Moving to a digital world should not rely on future disrupters to make us take action and change. Across the industry we should take the lead, work together, seize the opportunity and plan and embrace new ways of working and new methods of construction. The benefits of adopting technology are now widely acknowledged. It can help to address the major issues of quality in design delivery and future maintenance; it can help to ensure that the health and safety record of our sector continues to improve; with advances in quality, we should be able to engage differently with the insurance industry; and technology can support a more sustainable, productive and efficient industry. I believe the changing nature of our work brings opportunity to address the skills shortage by attracting new entrants from different sectors and create an attractive career for a diverse workforce.

Learning from others

To make the most of these opportunities, and overcome the challenges, we need to collaborate and work together to find the best solutions. We should explore how other sectors are working and learn from them. As an industry, we provide the infrastructure and the built environment which delivers key services, but do we take time to understand how the clients we are working for are changing? How are they adopting and adapting to the digital revolution? My first challenge to you is to encourage you to ask your own companies how often they look beyond their own operations at what others are doing and consider what they can learn.

Leave no one behind

Maximising the opportunities that a digital future brings can be problematic for a sector as disparate as construction. The term ‘construction’ can apply to a major infrastructure project such as HS2, to large scale private housing schemes or a small domestic extension. Companies working in the sector similarly vary in size and scale, but all need to adopt new technologies and connect to digital opportunities – even the smallest firms. Our industry works in a very volatile environment with low margins. How can we expect small businesses primarily focused on just getting the next job to invest in new technology and to consider a digital future?

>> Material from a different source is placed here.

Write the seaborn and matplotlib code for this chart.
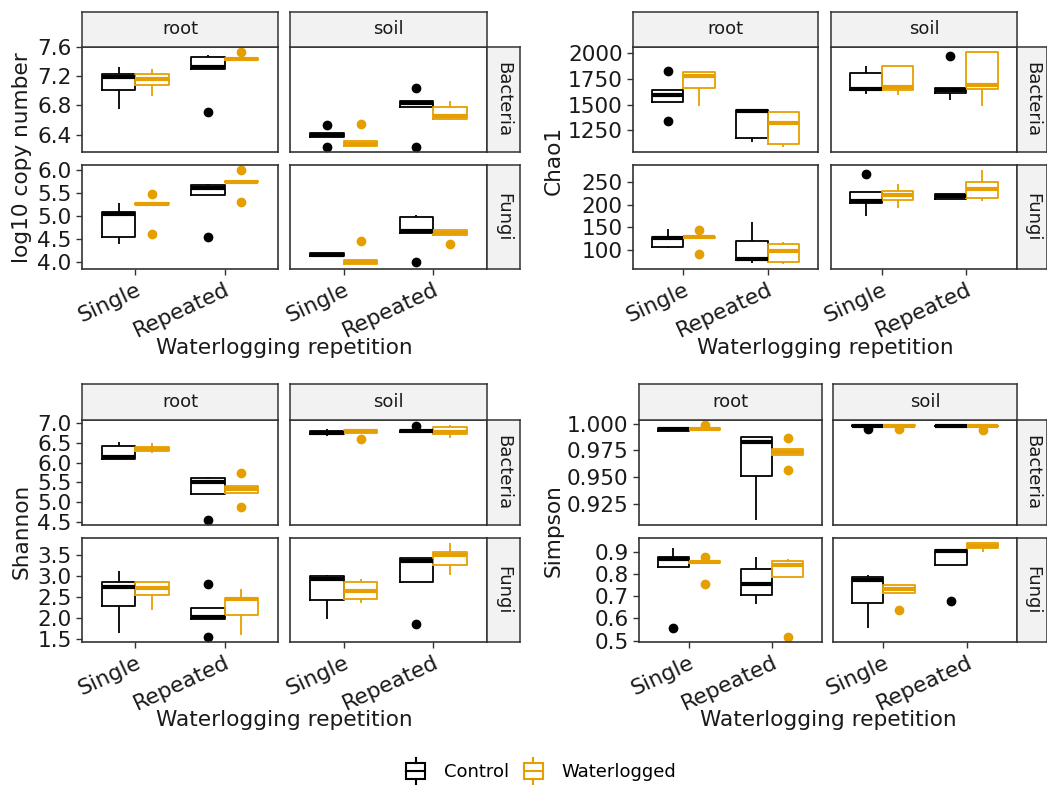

Membership organisations like ours, trade bodies and larger contractors need to provide leadership in this space. Catapults and innovation centres play an important role in research and development of ideas. The Construction Leadership Council and Construction Industry Council make great progress thinking about the digital world, but what I am not convinced I see yet is how all this important work is joined up. We must be generous with the outputs from this research and thinking – and find a way of supporting those small businesses to adopt new ways of working. So, my second challenge to you is to collaborate across our industry to ensure digital opportunities are shared by the many and not just the few.

Act now for future skills

In planning for a digital world, our sector must develop new skills. This requires attracting people to the profession who might not have considered construction as a career choice. Many members of CICES are already employing data analysts and data managers recognising the value of data interpretation and communication skills to explain and integrate data into decision making. Our skills requirements are changing.

While we need to attract new talent, we must be mindful to ensure we are an accessible industry. Historically, people could enter construction from many different pathways – ours was one of few professions where regardless of background someone could join and with the right capability and drive be highly successful. How do we ensure that we keep all pathways into the industry open to everyone and continue to play a role in inclusive economic growth? My final challenge to you is to focus on developing the right skills for the future and to ensure that our industry is welcoming to everyone with those skills.

CICES has recently launched a new 30-year strategy supporting the civil engineering surveying profession.